As multinational companies continue expanding across country and cultural boundaries, they will focus more resources on making meaningful connections with local audiences. Brands will strive to make their promises and PR strategies look and feel closer to home through content that has a distinct local tone, style, dialect, and flair.
2. Standard metrics will drive new measurement models.
The industry will finally roll out a set of standard metrics that helps position public relations as more outcomes-driven. We'll have a golden opportunity to create fresh conversations around measurement that will result in customized dashboards and key performance indicators directly tied to a myriad of business goals.
3. Expect more mobile “moments of truth.”
The spectacular rise of smartphones and tablets will continue to drive the demand for content on the go. PR pros will find themselves leading multi-channel, multi-device initiatives focused on driving the path to purchase and brand engagement. Increasingly, it will be a video that does the trick or click. And expect to see more second-screen strategies as well.
4. Stepped up recruiting of non-traditional hires.
More new hires will come from non-traditional backgrounds -- and not just in digital and social media, but also in: strategic planning, change management, branding, research, project management, business consulting, design, video, and web development. Alternative titles, creative compensation, and flexplace work initiatives will become more common. And companies that can effectively integrate and manage remote-based employees will be more successful attracting and retaining top talent.

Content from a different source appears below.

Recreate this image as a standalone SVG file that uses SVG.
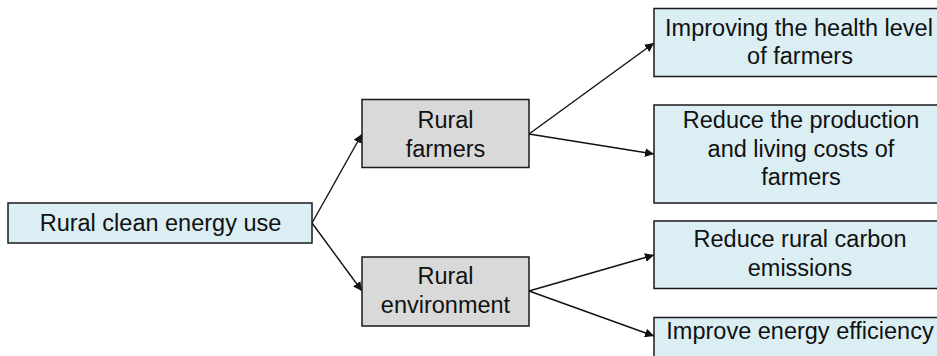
<svg xmlns="http://www.w3.org/2000/svg" width="937" height="356" viewBox="0 0 937 356">
<style>
.blue{fill:#DAEEF3;stroke:#1a1a1a;stroke-width:1.5}
.gray{fill:#D9D9D9;stroke:#1a1a1a;stroke-width:1.5}
text{font-family:"Liberation Sans",Arial,sans-serif;font-size:23.5px;fill:#111;text-anchor:middle}
.conn line{stroke:#111;stroke-width:1.4;marker-end:url(#arr)}
</style>
<defs>
<marker id="arr" viewBox="0 0 10 10" refX="10" refY="5" markerWidth="9" markerHeight="9" markerUnits="userSpaceOnUse" orient="auto">
<path d="M0,0 L10,5 L0,10 z" fill="#111"/>
</marker>
</defs>
<rect width="937" height="356" fill="#fff"/>
<g class="conn">
<line x1="312" y1="223" x2="362" y2="134"/>
<line x1="312" y1="223" x2="362" y2="291"/>
<line x1="529" y1="134" x2="654" y2="43"/>
<line x1="529" y1="134" x2="654" y2="154"/>
<line x1="529" y1="291" x2="654" y2="255"/>
<line x1="529" y1="291" x2="654" y2="336"/>
</g>
<g id="n-root"><rect class="blue" x="8" y="203" width="304" height="40"/><text x="160.5" y="231">Rural clean energy use</text></g>
<g id="n-farmers"><rect class="gray" x="362" y="99.5" width="167" height="68"/><text x="445.5" y="127.5">Rural</text><text x="445.5" y="156.5">farmers</text></g>
<g id="n-env"><rect class="gray" x="362" y="257" width="167" height="69"/><text x="445.5" y="284">Rural</text><text x="445.5" y="313">environment</text></g>
<g id="n-health"><rect class="blue" x="654" y="8.5" width="292" height="68"/><text x="799" y="36">Improving the health level</text><text x="800" y="64">of farmers</text></g>
<g id="n-costs"><rect class="blue" x="654" y="105" width="292" height="98"/><text x="801" y="128">Reduce the production</text><text x="801" y="156.5">and living costs of</text><text x="801" y="185">farmers</text></g>
<g id="n-carbon"><rect class="blue" x="654" y="221" width="292" height="67.5"/><text x="800" y="246.5">Reduce rural carbon</text><text x="800" y="275.5">emissions</text></g>
<g id="n-eff"><rect class="blue" x="654" y="317.5" width="292" height="50"/><text x="800" y="338.5">Improve energy efficiency</text></g>
</svg>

5. Public relations will play a bigger role in leading integrated communications solutions.
2013 will see more major brand campaigns led by PR. Marketers will continue to look for more effective ways to solve business problems across the enterprise, and they're gravitating to the greater engagement and higher ROI public relations can provide. While PR pros are often excellent collaborators, the challenge will come in getting our creative counterparts in other disciplines to “play well with others” when they're not in the driver's seat.